La sordità come spettro

A Sign of Affection è un esempio ideale anche nel mostrare che la sordità non è un’esperienza univoca e non è vissuta allo stesso modo da tutti. Infatti, come moltissime condizioni che per molto tempo sono state e continuano ad essere fortemente stereotipate (per restare in ambito sensoriale, la cecità), la sordità è uno spettro: ci sono persone, come Yuki, non udenti dalla nascita e altre invece che perdono l’udito poco alla volta a causa di altre condizioni, come la sua amica Madoka. Questo, naturalmente, ha un impatto enorme sullo sviluppo e sulla vita della persona, come ci dice la stessa Yuki: lei, essendo sorda dalla nascita ha molta più difficoltà ad articolare e vocalizzare rispetto a qualcuno come Madoka, che invece continua ad accompagnare la voce al linguaggio dei segni per non perdere l’abitudine. Questo è un aspetto estremamente importante soprattutto perché in base alla propria esperienza personale, si può prediligere un tipo di comunicazione rispetto a un’altra e di conseguenza interagire in modo diverso col mondo attorno a sé (Madoka infatti non sa leggere bene il labiale, mentre Yuki vocalizza solo con la sua famiglia per paura delle reazioni altrui).

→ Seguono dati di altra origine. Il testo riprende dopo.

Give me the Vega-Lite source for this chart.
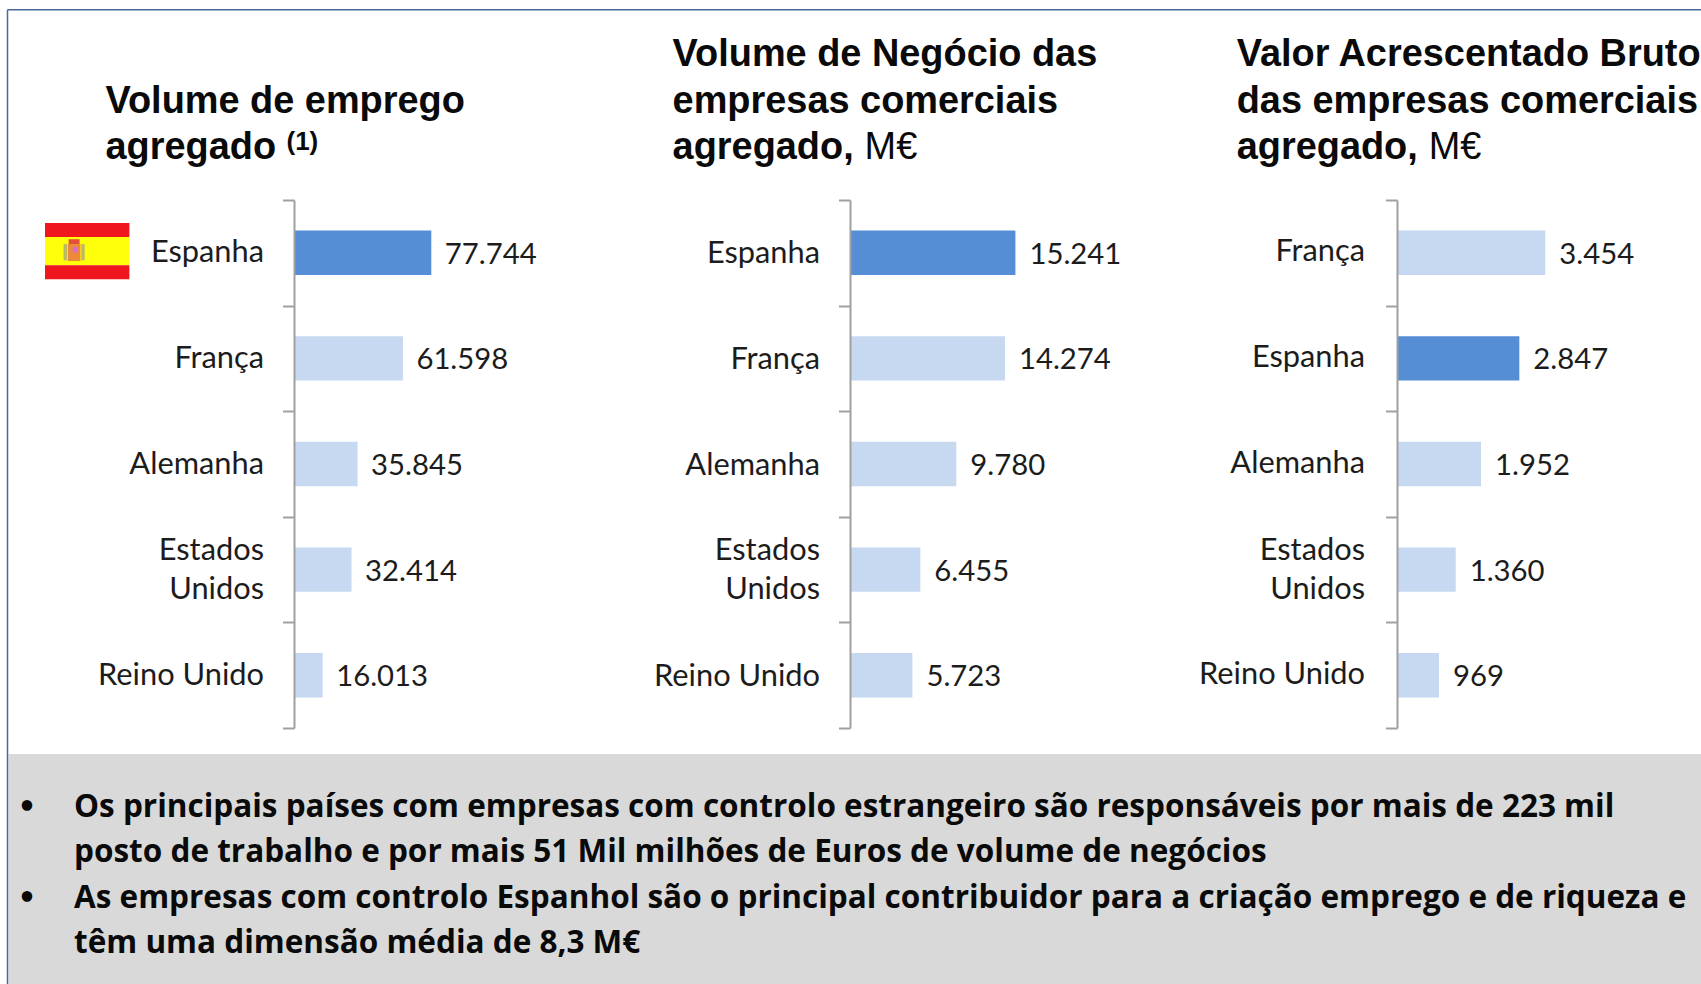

Perché guardare A Sign of Affection

A Sign of Affection è un anime pieno di sentimento, che può essere apprezzato da tutti gli amanti del genere, ma anche da chi cerca semplicemente qualcosa di diverso e fresco da vedere. Lo stile d’animazione è curato e dettagliato e il compartimento sonoro permette di immergersi a pieno nel mondo della nostra protagonista. Ogni personaggio è ben caratterizzato e si rivela un po’ per volta e il fatto che manchino grandi conflitti potrebbe essere considerato un altro punto a favore in un contesto così caotico come quello odierno. Ancora, A Sign of Affection ci mostra l’esperienza di una minoranza in una società ancora lontana dall’offrire esperienze alla pari per tutti, mostrando tuttavia quanto anche i più piccoli gesti siano importanti e possano portare a un cambiamento graduale, ma significativo.